Kafka handles the case of real-time data, meaning data that is coming in right now. Most other technologies handle batch scenario, which is when you have data sitting in a cluster. Kafka represents a different way of looking at data. Where as Hadoop and HDFS look at data as something that is stationary and at rest, Kafka looks at data as in motion.
Kafka is like TiVo for real-time data. It can buffer the data when it spikes so that the cluster can process it without becoming overwhelmed. If data is coming in faster than it can be processed, Kafka will store it.
In this way, Kafka is like other queuing systems, such as RabbitMQ and ActiveMQ. But Kafka can store a lot more data (it can store Big Data) because it is distributed across many machines. Kafka is also used for fault-tolerance. It can store data for a week (by default), which means if an application that was processing the data crashes, it can replay the messages from where it last stopped. It can also be used as a multiplexer. When the same data needs to be consumed by different applications in the system, Kafka can take incoming data and send it to all the applications that have subscribed.

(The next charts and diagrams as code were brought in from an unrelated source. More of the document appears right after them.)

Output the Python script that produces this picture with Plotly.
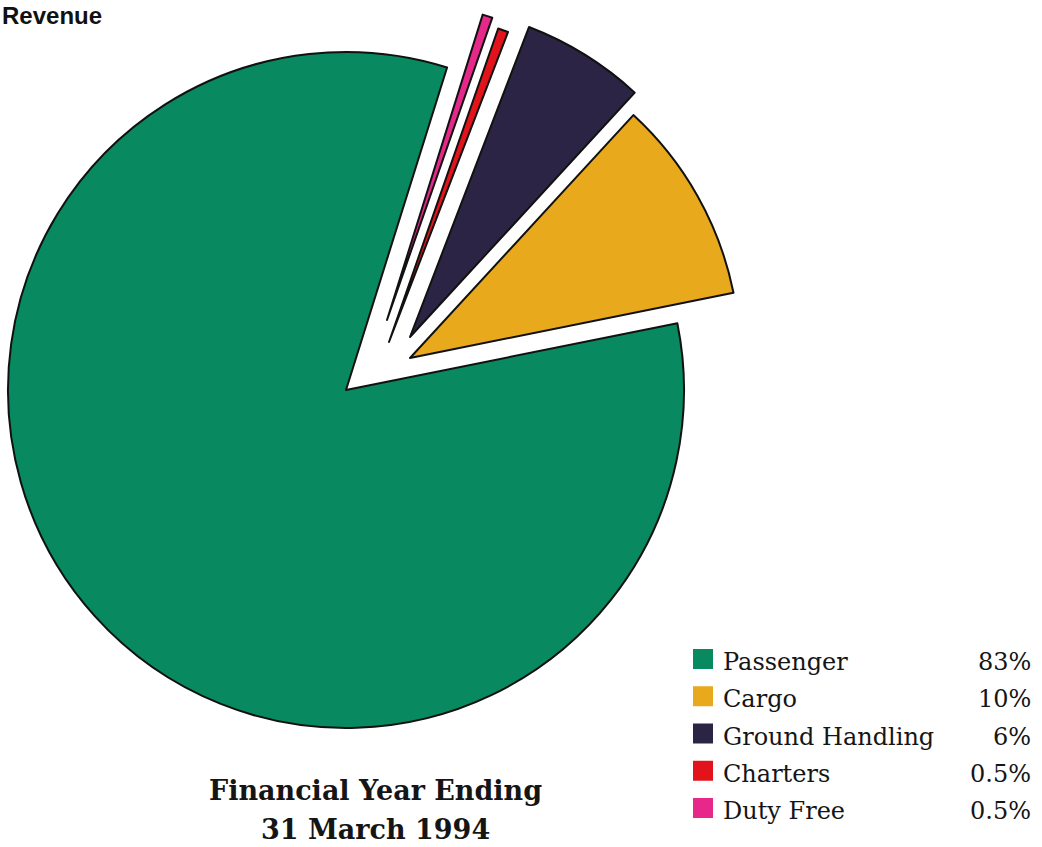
import plotly.graph_objects as go

# Revenue split, financial year ending 31 March 1994
categories = ["Passenger", "Cargo", "Ground Handling", "Charters", "Duty Free"]
shares = [83, 10, 6, 0.5, 0.5]
share_labels = ["83%", "10%", "6%", "0.5%", "0.5%"]

colors = ["#08895f", "#e9a91c", "#2c2444", "#e3131c", "#e5288a"]

W, H = 1042, 847

# Pie geometry in pixels: centre of each wedge's apex and its radius.
# Passenger stays in place, the smaller wedges are pulled out.
apex = {
    "Passenger": (346, 390),
    "Cargo": (410, 358),
    "Ground Handling": (410, 337),
    "Charters": (389, 342),
    "Duty Free": (387, 320),
}
radius = {
    "Passenger": 338,
    "Cargo": 330,
    "Ground Handling": 332,
    "Charters": 332,
    "Duty Free": 320,
}

# Clockwise drawing order around the pie
pie_order = ["Passenger", "Duty Free", "Charters", "Ground Handling", "Cargo"]
pie_values = [shares[categories.index(c)] for c in pie_order]
others = sum(pie_values[1:]) / sum(pie_values) * 360.0
rotation = 48 + others / 2  # exploded group centred on 48 degrees


def domain_for(name):
    cx, cy = apex[name]
    r = radius[name]
    return dict(
        x=[(cx - r) / W, (cx + r) / W],
        y=[1 - (cy + r) / H, 1 - (cy - r) / H],
    )


fig = go.Figure()
for name in pie_order:
    seg_colors = []
    seg_widths = []
    for c in pie_order:
        if c == name:
            seg_colors.append(colors[categories.index(c)])
            seg_widths.append(2)
        else:
            seg_colors.append("rgba(0,0,0,0)")
            seg_widths.append(0)
    fig.add_trace(go.Pie(
        labels=pie_order,
        values=pie_values,
        sort=False,
        direction="clockwise",
        rotation=rotation,
        domain=domain_for(name),
        marker=dict(colors=seg_colors, line=dict(color="#111111", width=seg_widths)),
        textinfo="none",
        hoverinfo="skip",
        showlegend=False,
    ))


def py(y):
    return 1 - y / H


annotations = []
shapes = []

# Title in the top-left corner
annotations.append(dict(
    text="<b>Revenue</b>", x=0, y=1, xref="paper", yref="paper",
    xanchor="left", yanchor="top", showarrow=False,
    font=dict(family="Liberation Sans", size=24, color="#111111"),
))

# Caption under the pie
cap_font = dict(family="DejaVu Serif", size=27, color="#151515")
annotations.append(dict(
    text="<b>Financial Year Ending</b>", x=375 / W, y=py(790), xref="paper", yref="paper",
    xanchor="center", yanchor="middle", showarrow=False, font=cap_font,
))
annotations.append(dict(
    text="<b>31 March 1994</b>", x=375 / W, y=py(829), xref="paper", yref="paper",
    xanchor="center", yanchor="middle", showarrow=False, font=cap_font,
))

# Legend with right-aligned shares
leg_font = dict(family="DejaVu Serif", size=24, color="#151515")
row0, row_step = 671, 37.25
for i, (cat, lab) in enumerate(zip(categories, share_labels)):
    base = row0 + i * row_step
    shapes.append(dict(
        type="rect", xref="paper", yref="paper",
        x0=693 / W, x1=713 / W, y0=py(base - 2), y1=py(base - 22),
        fillcolor=colors[i], line=dict(width=0),
    ))
    annotations.append(dict(
        text=cat, x=721 / W, y=py(base - 9), xref="paper", yref="paper",
        xanchor="left", yanchor="middle", showarrow=False, font=leg_font,
    ))
    annotations.append(dict(
        text=lab, x=1033 / W, y=py(base - 9), xref="paper", yref="paper",
        xanchor="right", yanchor="middle", showarrow=False, font=leg_font,
    ))

fig.update_layout(
    width=W, height=H, autosize=False,
    margin=dict(l=0, r=0, t=0, b=0),
    paper_bgcolor="white", plot_bgcolor="white",
    annotations=annotations, shapes=shapes,
    showlegend=False,
)

fig.write_html("out.html")
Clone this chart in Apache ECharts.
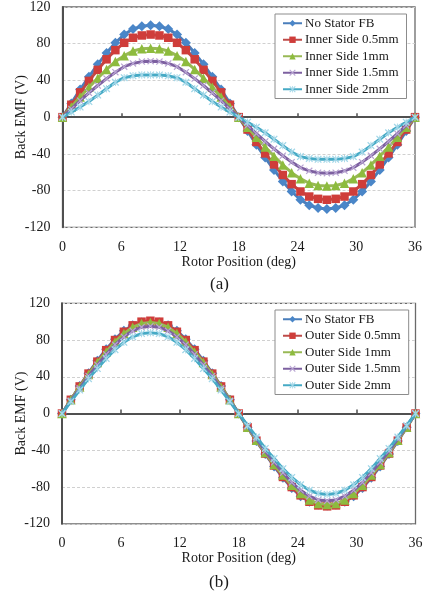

Kafka was created by Jay Kreps and his team at LinkedIn, and was open sourced in 2011. The technology is relatively unique—there are other queuing systems, but not any intended for the Big Data case, as they are not able to handle the same volumes of data.
Storm is used for real-time processing. While Kafka stores real-time data and passes it onto systems that want to process it, Storm defines the logic to process events.
Storm processes records (called events in Storm) as they arrive into the system. For example, every time a credit card transaction is sent into a bank, a Storm application can analyze it and then decide whether to approve it or deny it.
Storm was the first system for real-time processing on Hadoop, but it has recently seen several other open-source competitors arise. Spark Streaming is the primary competitor, which offers exactly-once semantics—meaning each message is processed exactly one time. Storm only offers at-least-once semantics, meaning a message may be processed more than once if a machine fails.
Storm is used instead of Spark Streaming if you want to have the event processed as soon as it comes in. Spark Streaming processes incoming events in batches, so it can take a few seconds before it processes an event. When immediate processing is essential, Storm is superior to Spark Streaming. Other new systems that provide real-time processing are Flink and Apex.
HBase is a NoSQL database that lets you store terabytes and petabytes of data. Like HDFS, HBase is intended for Big Data storage, but unlike HDFS, HBase lets you modify records after they are written.
This means HBase is used to store data that is changing, such as a store’s current inventory. It is not used for static data, such as every transaction that occurred in the past—that sort of data is more likely to be stored in HDFS. HBase has very fast read and write times, as compared to HDFS.
HBase is based on the Bigtable architecture which was published by Google in its papers. Cassandra is another technology based on BigTable, and frequently these two technologies compete with each other. HBase can scan faster than Cassandra, because it keeps data sorted, while Cassandra can write faster because of this. Cassandra is also a standalone technology, and does not require Hadoop. Because of this, HBase is often chosen when a company is already using Hadoop, whereas Cassandra is often preferred when a company needs a datastore that is easy to deploy without having to use Hadoop.
Hive is used for processing data stored in HDFS. It translates SQL to MapReduce, which makes it easier to query data. Instead of waiting for Java programmers to write MapReduce equations, data scientists can use Hive to run SQL directly on their Big Data.
Hive is now the primary way to query data and convert SQL to MapReduce, but this process is very popular and thus there are many alternatives. MapReduce itself is used when the algorithm is too low-level to be implemented in SQL, while Pig is used when the data is highly unstructured. Spark SQL is another alternative. Instead of running on MapReduce, it runs on Spark, and is therefore faster. However, Hive is more reliable and has a richer SQL, therefore Hive remains popular.
Yet another alternative is Impala, which also lets you query HDFS data using SQL. However, it does not use MapReduce and directly reads the data from HDFS. Impala is also much faster than Hive, however, it is again not as reliable.
Impala and Spark SQL are used for interactively exploring data, whereas Hive is used for batch processing data in nightly batch jobs. It is reliable and fault tolerant and therefore won’t stop if there is a machine crash.
As mentioned above, Pig is similar to Hive because it lets data scientists write queries in a higher-level language instead of Java, enabling these queries to be much more concise. Pig translates a high-level scripting language called Pig Latin into MapReduce jobs.
Hive expects data to have more structure. For example. it expects that all the data in a column will be the same type. Pig, on the other hand, does not require this kind of strictness. Pig’s motto is “Pigs eat everything.”
Pig is used when the data is unstructured and the records have different types. It’s also popular with people who don’t know SQL, such as developers, data engineers, and data administrators. Pig Latin is relatively similar to Perl or Bash, which are languages they are likely more comfortable in.
As an added bonus, the Pig community has a great sense of humor, as seen in the terrifically bad puns used to name most Pig projects. The Pig shell is called Grunt, for example, and the Pig library website is called PiggyBank. Netflix also released a web UI for Pig called Lipstick.